The flight is with the Faroese national carrier Atlantic Airlines and goes well until we get to the landing at Vagar Airport. The runway we have to land on is absolutely tiny, it’s surrounded by mountains which you can almost touch as you skim over the top of them, the weather is windy..., the descent steep..., the braking ferocious... and the nerves shredded.

Once safely on terra firma we are directed to a small hut which turns out to be the terminal building, we are reunited with our luggage and then we pick up our hire car, a rather cute red VW Up. Which I am told will be in the car park with the keys in the glove box and to just help myself. They didn’t even ask to see my licence.

Then we drive the 100 yards or so to the airport hotel where we are staying. The hotel has it’s own mini golf course, right outside our window but we don’t see anyone on it all weekend. L continually declines my offer to get amorous on the links, which becomes a wiser and wiser decision as the weather declines.

Meteorologically everything is ok for Saturday though, which is race day. Our hotel is about the half way point on the half marathon route but first we have to drive up to the assembly point at Giljanes school in Sandavágur. From there they bus us the whole length of the course to the start in the village of Gásadalur. There are two starts, one for walkers at 8.30 and one for runners at 9.30. There are a lot of walkers.

The whole route is stunning and an experience but no experience is like the start which is downhill from Gásadalur then back up into a tunnel which must have been a km long in the dark. Thereafter we hug the coast, go past our hotel, through the airport and then onwards past a Johnny Cash impersonator to the finish by the church in Sandavágur.

It's not a fast course by any stretch of the imagination but I’m very pleased with my 1:47. Ten minutes quicker than my Erewash time.


We adjourn to the school were we are treated to the local Hiddenfjord salmon, lots of homemade cakes and coffee. Then it’s back to the hotel for the post-race debrief and to crack open a few of the local beers.

Where we are isn’t exactly stacked full of places to eat and drink (we don’t see any), so our evenings revolve around the hotel where they seem to always have an ‘all you can eat’ buffet on. They also stock beer from one of the two Faroese breweries Foroya Bjor. The other, Okkara, we only see at the airport from where we buy a few bottles to bring home.

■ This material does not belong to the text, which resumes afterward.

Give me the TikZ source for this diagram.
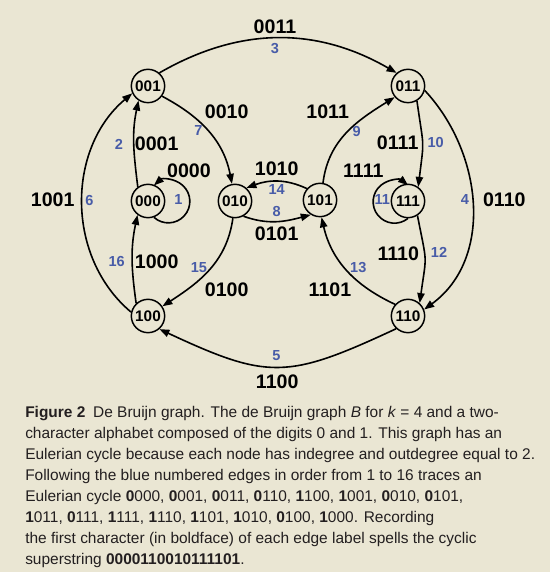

On Sunday we head off exploring in the car, unfortunately it rains almost the whole time and the visibility is poor. I was quite looking forward to the drive because the roads look a bit like those in the north of Scotland e.g. single track with passing places, only here that also includes in the tunnels... but, sadly, we don’t come across any of those.

Despite the weather we do a bit of a tourist tour including a trip to the capital Torshavn. Then on Monday we fly and train all the way home.